Over the past decade or so, I’ve gradually become a fan or at least an appreciator of horror fiction, and as that process happened, I began to hear Thomas Ligotti’s name as one of the foremost horror practitioners of the craft. He was spoken of as if he were here to dominate the world that Lovecraft opened up, with a bleakness Lovecraft couldn’t touch. So, when I saw a copy of the omnibus of his first two collections, Songs of a Dead Dreamer and Grimscribe at a used bookstore a year or so ago, I snapped it up. I finally got around to reading the first of those collections and have to say they largely lived up to the hype.
Ligotti’s ability to create an oppressive atmosphere that is truly horrifying is tied directly to his essentially pessimistic/nihilistic view.
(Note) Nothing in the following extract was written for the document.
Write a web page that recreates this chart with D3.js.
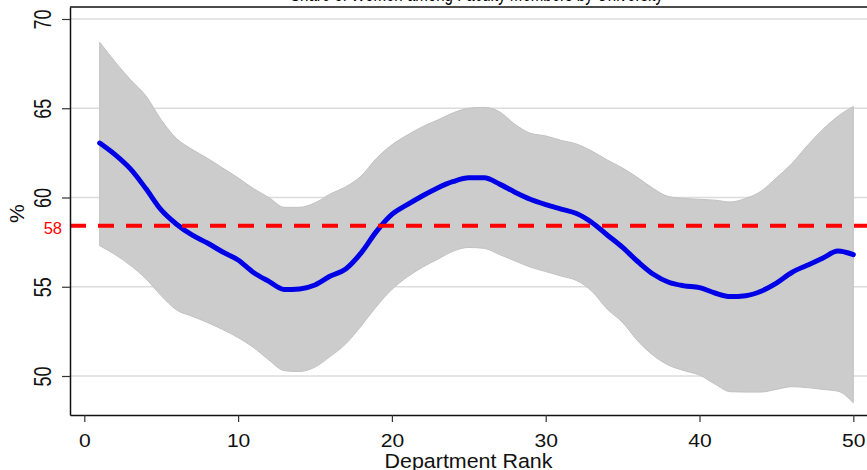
<!DOCTYPE html>
<html>
<head>
<meta charset="utf-8">
<script src="https://cdn.jsdelivr.net/npm/d3@7"></script>
<style>
  html, body { margin: 0; padding: 0; background: #fff; }
  svg { display: block; font-family: "Liberation Sans", Arial, sans-serif; }
</style>
</head>
<body>
<svg id="chart" width="867" height="470"></svg>
<script>
// ---- data ----
const ranks = d3.range(1, 51);
const estimate = [63.05,62.4,61.6,60.5,59.3,58.5,57.9,57.45,56.95,56.5,
                  55.8,55.3,54.85,54.88,55.1,55.6,56.0,56.9,58.1,59.05,
                  59.6,60.1,60.55,60.9,61.1,61.1,60.75,60.3,59.9,59.6,
                  59.35,59.1,58.6,57.9,57.2,56.4,55.7,55.25,55.05,54.95,
                  54.65,54.45,54.5,54.75,55.2,55.8,56.2,56.6,57.0,56.8];
const upper = [68.7,67.6,66.6,65.7,64.35,63.3,62.7,62.2,61.65,61.1,
               60.5,60.0,59.45,59.45,59.7,60.2,60.6,61.2,62.2,62.95,
               63.5,63.97,64.35,64.75,65.0,65.05,64.8,64.1,63.6,63.45,
               63.2,63.0,62.6,62.1,61.65,61.1,60.5,60.05,59.95,59.9,
               59.85,59.75,59.95,60.35,61.1,61.9,62.9,63.8,64.55,65.1];
const lower = [57.3,56.8,56.2,55.45,54.5,53.7,53.35,53.0,52.6,52.15,
               51.6,50.9,50.3,50.25,50.5,51.1,51.8,52.8,53.9,54.85,
               55.55,56.1,56.55,57.0,57.2,57.15,56.8,56.45,56.1,55.85,
               55.6,55.35,54.75,53.75,53.0,51.95,51.15,50.6,50.3,50.05,
               49.55,49.12,49.1,49.1,49.25,49.4,49.35,49.25,49.15,48.5];
const meanValue = 58.42;
const meanLabel = "58";
const xTicks = [0, 10, 20, 30, 40, 50];
const yTicks = [50, 55, 60, 65, 70];
const xTitle = "Department Rank";
const yTitle = "%";
const title = "Share of Women among Faculty Members by University";

// ---- layout ----
const W = 867, H = 470;
const m = {left: 70, top: 7, right: 0, bottom: 55};
const svg = d3.select("#chart");

const x = d3.scaleLinear().domain([-0.93, 50.89]).range([m.left, W - m.right]);
const y = d3.scaleLinear().domain([47.815, 70.672]).range([H - m.bottom, m.top]);

const data = ranks.map((r, i) => ({r, e: estimate[i], u: upper[i], l: lower[i]}));

// title (mostly cut off at the top)
svg.append("text")
  .attr("x", (m.left + W) / 2 + 8)
  .attr("y", 1.2)
  .attr("text-anchor", "middle")
  .attr("font-size", 20)
  .attr("textLength", 373)
  .attr("lengthAdjust", "spacingAndGlyphs")
  .attr("fill", "#000")
  .text(title);

// gridlines
svg.append("g").selectAll("line").data(yTicks).join("line")
  .attr("x1", m.left).attr("x2", W)
  .attr("y1", d => y(d)).attr("y2", d => y(d))
  .attr("stroke", "#dcdcdc").attr("stroke-width", 1.5);

// confidence band
svg.append("path").datum(data)
  .attr("d", d3.area().x(d => x(d.r)).y0(d => y(d.l)).y1(d => y(d.u)).curve(d3.curveMonotoneX))
  .attr("fill", "#cccccc")
  .attr("stroke", "#c2c2c2").attr("stroke-width", 1);

// estimate line
svg.append("path").datum(data)
  .attr("d", d3.line().x(d => x(d.r)).y(d => y(d.e)).curve(d3.curveMonotoneX))
  .attr("fill", "none")
  .attr("stroke", "#0000e6")
  .attr("stroke-width", 5)
  .attr("stroke-linejoin", "round")
  .attr("stroke-linecap", "round");

// mean dashed line
svg.append("line")
  .attr("x1", m.left).attr("x2", W)
  .attr("y1", y(meanValue)).attr("y2", y(meanValue))
  .attr("stroke", "#ff0000").attr("stroke-width", 4)
  .attr("stroke-dasharray", "16,12");

svg.append("text")
  .attr("x", m.left - 8)
  .attr("y", y(meanValue) + 8)
  .attr("text-anchor", "end")
  .attr("font-size", 16.5)
  .attr("fill", "#ff0000")
  .text(meanLabel);

// frame top
svg.append("line")
  .attr("x1", m.left).attr("x2", W)
  .attr("y1", m.top).attr("y2", m.top)
  .attr("stroke", "#111").attr("stroke-width", 1.5);

// x axis
const gx = svg.append("g")
  .attr("transform", `translate(0,${H - m.bottom})`)
  .call(d3.axisBottom(x).tickValues(xTicks).tickSize(7).tickSizeOuter(0));
gx.select(".domain").attr("stroke", "#111").attr("stroke-width", 1.5);
gx.selectAll(".tick line").attr("stroke", "#333").attr("stroke-width", 1.2);
gx.selectAll(".tick text")
  .attr("y", 32.5).attr("dy", null)
  .attr("font-size", 18.5)
  .attr("font-family", "Liberation Sans, Arial, sans-serif")
  .attr("fill", "#111")
  .attr("transform", "scale(1.14,1)");

// y axis
const gy = svg.append("g")
  .attr("transform", `translate(${m.left},0)`)
  .call(d3.axisLeft(y).tickValues(yTicks).tickSize(8).tickSizeOuter(0).tickFormat(""));
gy.select(".domain").attr("stroke", "#111").attr("stroke-width", 1.5);
gy.selectAll(".tick line").attr("stroke", "#333").attr("stroke-width", 1.2);
gy.selectAll(".tick").append("text")
  .attr("transform", "translate(-19.5,0) rotate(-90) scale(1,1.32)")
  .attr("text-anchor", "middle")
  .attr("font-size", 18)
  .attr("font-family", "Liberation Sans, Arial, sans-serif")
  .attr("fill", "#111")
  .text(d => d);

// axis titles
svg.append("text")
  .attr("transform", `translate(${(m.left + W) / 2},467.5) scale(1.1,1)`)
  .attr("text-anchor", "middle")
  .attr("font-size", 19.5)
  .attr("fill", "#111")
  .text(xTitle);

svg.append("text")
  .attr("transform", `translate(24,${y(59.1)}) rotate(-90)`)
  .attr("text-anchor", "middle")
  .attr("font-size", 21)
  .attr("fill", "#111")
  .text(yTitle);
</script>
</body>
</html>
His core philosophical idea, to the extent that I understand it from the borderline nonfiction pieces in this collection without having read his philosophical book The Conspiracy Against the Human Race, is that there is absolutely no reason to hope or to think that there is any objective good and that in, any attempts to say otherwise, people are lying either to others or to themselves. I don’t share that view, though I am tempted by it at times. I fall closer to the existentialist view best expressed in the TV show Angel (of all places), “If nothing we do matters, then all that matters is what we do.” It’s a subtle distinction, but it is a distinction nonetheless. But in Ligotti’s fiction, the pessimistic conviction goes bone deep and is as much a source of horror as anything supernatural happening.
Despite that, once I got on the storys’ wavelength I enjoyed the collection as a whole. The standout stories, for me, were “The Lost Art of Twilight," "Masquerade of a Dead Sword: A Tragedie," “Dr. Voke and Mr. Veech,” and most of all, “Vastarian.” That last is among the best stories I read this year, a year in which I read great work from China Mieville, Elizabeth Hand, Abbey Mei Otis, Peter Beagle and Ted Chiang. I’m not as fond of Ligotti yet as his most vocal fans, but I very much get what they’re on about.